Power, La Presse et le pétrole sale

Géopolitique — médiamensonges des élites

Dany Doucet - Rédacteur en chef du Journal de Montréal - S'il y a une chose qu'un éditorialiste de La Presse ne devrait jamais faire, c'est donner des leçons de journalisme aux autres.
C'est pourtant ce que vient de se permettre l'éditorialiste en chef du quotidien de la rue Saint-Jacques, qui a consacré tout son éditorial d'avant Noël au Journal de Montréal.
Laissez-moi vous raconter ce qui est à l'origine de ces remontrances, histoire que je vous invite d'ailleurs à raconter aux lecteurs de La Presse que vous pourriez rencontrer dans vos familles à l'occasion du temps des Fêtes, car ce n'est certainement pas dans leur journal qu'ils pourront la lire.
Dans la foulée des négociations de Copenhague sur le réchauffement climatique, où le Canada s'est fait montrer du doigt à cause de l'exploitation de ses sables bitumineux, Le Journal de Montréal a d'abord rappelé une information d'intérêt public, que peu de gens connaissent et qu'ils devraient savoir: ce désastre écologique, probablement le pire sur la planète présentement, a des ramifications jusqu'ici.
En effet, la famille du milliardaire Paul Desmarais, propriétaire de l'empire Power Corporation et de sept des dix quotidiens francophones du Québec, dont La Presse, est celle au Québec qui a le plus d'intérêts financiers dans le développement des sables bitumineux. Par le biais de ses filiales, Power est l'un des principaux actionnaires de la multinationale française du pétrole Total. Or, Total est impliquée dans quatre gros projets d'exploitation de sables bitumineux qui pourraient lui rapporter cinq milliards de barils de pétrole au cours des 30 prochaines années. Un des membres de la famille a même été nommé au sein du conseil d'administration de Total et détient donc un réel pouvoir de décision au sein de cette entreprise.

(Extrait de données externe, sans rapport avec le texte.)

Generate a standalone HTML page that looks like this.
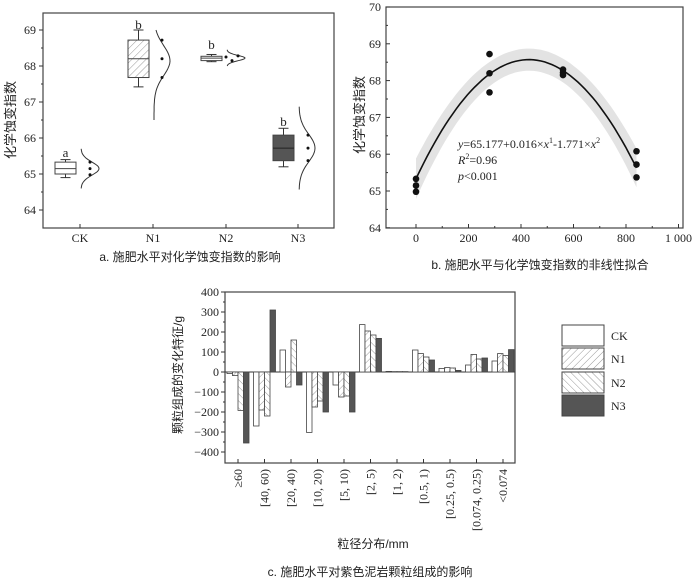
<!DOCTYPE html>
<html><head><meta charset="utf-8">
<style>
html,body{margin:0;padding:0;background:#fff;}
svg{display:block;}
text{font-family:"Liberation Serif","Noto Serif CJK SC",serif;fill:#222;}
.cn{font-family:"Liberation Sans","Noto Sans CJK SC",sans-serif;}
</style></head>
<body>
<svg id="s" width="700" height="579" viewBox="0 0 700 579" xmlns="http://www.w3.org/2000/svg">
<defs>
<pattern id="h1" patternUnits="userSpaceOnUse" width="5" height="5" patternTransform="rotate(45)"><rect width="5" height="5" fill="#fff"/><line x1="0" y1="0" x2="0" y2="5" stroke="#999" stroke-width="1"/></pattern>
<pattern id="h2" patternUnits="userSpaceOnUse" width="5" height="5" patternTransform="rotate(-45)"><rect width="5" height="5" fill="#fff"/><line x1="0" y1="0" x2="0" y2="5" stroke="#999" stroke-width="1"/></pattern>
</defs>
<g id="g"></g>
</svg>
<script>
var out=[];
function L(x1,y1,x2,y2,w,c){out.push('<line x1="'+x1+'" y1="'+y1+'" x2="'+x2+'" y2="'+y2+'" stroke="'+(c||'#333')+'" stroke-width="'+(w||1)+'"/>');}
function R(x,y,w,h,f,sw){out.push('<rect x="'+x+'" y="'+y+'" width="'+w+'" height="'+h+'" fill="'+f+'" stroke="#444" stroke-width="'+(sw||1)+'"/>');}
function T(x,y,s,sz,anc,cls,extra){out.push('<text x="'+x+'" y="'+y+'" font-size="'+sz+'" text-anchor="'+(anc||'middle')+'" '+(cls?'class="'+cls+'"':'')+' '+(extra||'')+'>'+s+'</text>');}
function C(x,y,r){out.push('<circle cx="'+x+'" cy="'+y+'" r="'+r+'" fill="#111"/>');}
// Panel a
var ya=function(v){return 30+(69-v)*36;};
R(43,13,291,215,'none',1.2);
for(var v=64;v<=69;v++){L(39,ya(v),43,ya(v));T(36,ya(v)+4,v,12,'end');}
for(v=64.5;v<69.5;v+=1){L(41,ya(v),43,ya(v));}
var grp=[{n:'CK',t:80,w:[64.9,65.4],b:[65.0,65.33],m:65.15,f:'#fff',p:[65.33,65.15,64.98],px:[90,90,90],c:[64.6,65.7,65.15,18],lab:'a',ly:157},
{n:'N1',t:153,w:[67.42,69.0],b:[67.68,68.72],m:68.2,f:'url(#h1)',p:[68.72,68.2,67.68],px:[162,162,162],c:[66.5,69.0,68.15,16],lab:'b',ly:29},
{n:'N2',t:226,w:[68.12,68.32],b:[68.15,68.27],m:68.22,f:'#fff',p:[68.25,68.15,68.28],px:[226,232,238],c:[68.0,68.45,68.22,18],lab:'b',ly:49},
{n:'N3',t:298,w:[65.2,66.27],b:[65.37,66.08],m:65.72,f:'#555',p:[66.08,65.72,65.37],px:[308,308,308],c:[64.57,66.87,65.72,16],lab:'b',ly:126}];
grp.forEach(function(g){
 var bx=g.t-25,bw=21,cx=bx+bw/2;
 L(g.t,228,g.t,224);T(g.t,242,g.n,12);
 L(cx,ya(g.w[1]),cx,ya(g.b[1]));L(cx,ya(g.b[0]),cx,ya(g.w[0]));
 L(cx-5,ya(g.w[1]),cx+5,ya(g.w[1]));L(cx-5,ya(g.w[0]),cx+5,ya(g.w[0]));
 R(bx,ya(g.b[1]),bw,ya(g.b[0])-ya(g.b[1]),g.f);
 L(bx,ya(g.m),bx+bw,ya(g.m),1,g.f=='#555'?'#222':'#444');
 T(cx,g.ly,g.lab,13);
 var d='',sd=(g.c[1]-g.c[0])/6;
 for(var i=0;i<=40;i++){var vv=g.c[0]+(g.c[1]-g.c[0])*i/40;var x=g.t+1+g.c[3]*Math.exp(-Math.pow((vv-g.c[2])/sd,2)/2);d+=(i?'L':'M')+x.toFixed(1)+' '+ya(vv).toFixed(1);}
 out.push('<path d="'+d+'" fill="none" stroke="#333" stroke-width="1"/>');
 for(i=0;i<3;i++)C(g.px[i],ya(g.p[i]),1.5);
});
T(15,120,'化学蚀变指数',13,'middle','cn','transform="rotate(-90 15 120)"');
T(190,261,'a.  施肥水平对化学蚀变指数的影响',12,'middle','cn');
// Panel b
var yb=function(v){return 7+(70-v)*36.8;},xb=function(t){return 416+t*0.2625;};
R(386,7,297,221,'none',1.2);
for(v=64;v<=70;v++){L(386,yb(v),390,yb(v));T(381,yb(v)+4,v,12,'end');}
for(v=64.5;v<70;v+=1){L(386,yb(v),388,yb(v));}
for(var t=0;t<=1000;t+=200){L(xb(t),228,xb(t),224);T(xb(t),242,t==1000?'1 000':t,12);}
for(t=100;t<1000;t+=200){L(xb(t),228,xb(t),226);}
function f(t){return 68.57-1.75e-5*Math.pow(t-430,2);}
function bw(t){return 0.3+0.25*Math.pow((t-430)/430,2);}
var up='',dn='',cv='';
for(var i=0;i<=60;i++){t=840*i/60;up+=(i?'L':'M')+xb(t).toFixed(1)+' '+yb(f(t)+bw(t)).toFixed(1);cv+=(i?'L':'M')+xb(t).toFixed(1)+' '+yb(f(t)).toFixed(1);}
for(i=60;i>=0;i--){t=840*i/60;dn+='L'+xb(t).toFixed(1)+' '+yb(f(t)-bw(t)).toFixed(1);}
out.push('<path d="'+up+dn+'Z" fill="#e3e3e3"/>');
out.push('<path d="'+cv+'" fill="none" stroke="#111" stroke-width="1.6"/>');
[[0,[65.33,65.15,64.98]],[280,[68.72,68.2,67.68]],[560,[68.3,68.22,68.15]],[840,[66.08,65.72,65.37]]].forEach(function(p){p[1].forEach(function(v){C(xb(p[0]),yb(v),3.3);});});
T(458,148,'<tspan font-style="italic">y</tspan>=65.177+0.016×<tspan font-style="italic">x</tspan><tspan font-size="8" dy="-5">1</tspan><tspan dy="5">-1.771×</tspan><tspan font-style="italic">x</tspan><tspan font-size="8" dy="-5">2</tspan>',12,'start');
T(458,164,'<tspan font-style="italic">R</tspan><tspan font-size="8" dy="-5">2</tspan><tspan dy="5">=0.96</tspan>',12,'start');
T(458,180,'<tspan font-style="italic">p</tspan>&lt;0.001',12,'start');
T(364,115,'化学蚀变指数',13,'middle','cn','transform="rotate(-90 364 115)"');
T(540,269,'b.  施肥水平与化学蚀变指数的非线性拟合',12,'middle','cn');
// Panel c
var yc=function(v){return 372-v*0.2;};
R(225,292,290,171,'none',1.2);
for(v=-400;v<=400;v+=100){L(221,yc(v),225,yc(v));T(219,yc(v)+4,v<0?'−'+(-v):v,12,'end');}
for(v=-350;v<400;v+=100){L(223,yc(v),225,yc(v));}
L(225,372,515,372,1,'#333');
var cats=['≥60','[40, 60)','[20, 40)','[10, 20)','[5, 10)','[2, 5)','[1, 2)','[0.5, 1)','[0.25, 0.5)','[0.074, 0.25)','&lt;0.074'];
var data=[[-8,-18,-192,-355],[-270,-190,-220,310],[110,-75,160,-65],[-302,-175,-145,-200],[-65,-125,-120,-200],[237,205,185,168],[3,2,2,2],[110,92,75,60],[18,22,20,8],[35,88,65,70],[55,92,82,112]];
var fills=['#fff','url(#h1)','url(#h2)','#555'];
for(var k=0;k<11;k++){
 var tx=238+k*26.5;
 L(tx,463,tx,459);
 for(var j=0;j<4;j++){var v2=data[k][j];var y0=yc(Math.max(v2,0)),h=Math.abs(v2)*0.2;R(tx-11+j*5.5,y0,5.5,Math.max(h,0.5),fills[j],0.8);}
 T(tx+4,469,cats[k],12,'end','', 'transform="rotate(-90 '+(tx+4)+' 469)"');
}
T(182,375,'颗粒组成的变化特征/g',12,'middle','cn','transform="rotate(-90 182 375)"');
T(373,548,'粒径分布/mm',12,'middle','cn');
T(370,576,'c.  施肥水平对紫色泥岩颗粒组成的影响',12,'middle','cn');
var lg=[['CK','#fff',325],['N1','url(#h1)',348],['N2','url(#h2)',372],['N3','#555',395]];
lg.forEach(function(l){R(562,l[2],42,21,l[1]);T(611,l[2]+15,l[0],12,'start');});
document.getElementById('g').innerHTML=out.join('');
</script>
</body></html>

Peu de gens savent tout ça, incluant une chroniqueuse de La Presse qui nous a écrit cette semaine pour nous dire, très candidement, qu'elle-même l'ignorait. Remarquez que ce n'est certainement pas dans les quotidiens de Power qu'elle aurait pu l'apprendre.
UN DRÔLE DE HASARD
Le Journal de Montréal a ensuite publié une chronique dans laquelle il était souligné que, par un drôle de hasard, deux chroniqueurs et l'éditorialiste en chef de La Presse avaient coup sur coup pris position en faveur des sables bitumineux en raison de ce qu'ils apportent comme revenus au Canada et au Québec. On a même pu lire que si le Québec pouvait se permettre des garderies à sept dollars, c'était en partie grâce aux sables bitumineux. Voici un bel argument pour convaincre une petite famille des bienfaits des sables bitumineux, non ?
Le problème, c'est que tout ce beau monde a «oublié» d'écrire que le propriétaire de leur journal avait tout intérêt à ce que rien ne vienne perturber l'exploitation des sables bitumineux. Quand on prend chaque jour plusieurs pages d'un journal pour dire au monde quoi penser, le minimum est de déclarer les intérêts de la maison: les siens, ceux de ses patrons et de ses propriétaires.
Donc, pour revenir au cours d'éthique 101 de monsieur le professeur, on repassera.
J'AI ARRÊTÉ DE COMPTER
Le pire dans tout ça, c'est que l'éditorialiste nous reproche d'avoir publié une chronique sans avoir cherché à obtenir la version de La Presse.
Pardon? C'est nouveau ça?
Savez-vous combien de fois des chroniques au sujet du Journal de Montréal La Presse a publiées ces dernières années, sans jamais nous demander notre version? J'ai fait une petite recherche et après vingt-cinq, j'ai arrêté de compter.
Et la dernière fois, savez-vous c'est quand? Seulement sept jours avant la leçon de journalisme de La Presse... Un chroniqueur consacrait alors tout son espace au Journal de Montréal dans lequel, dans une conclusion des plus tordues, il écrivait que nous étions une «menace pour notre démocratie», rien de moins. Ça, c'est de la liberté d'expression, monsieur! Remarquez que lorsque n'importe qui peut, du jour au lendemain, tenir une chronique sur n'importe quoi, c'est ça qui arrive.
La Presse n'a vraiment de leçon à donner à personne.
P.S. Cela fait dix ans que nous téléphonons en vain chez Power Corporation pour obtenir une entrevue.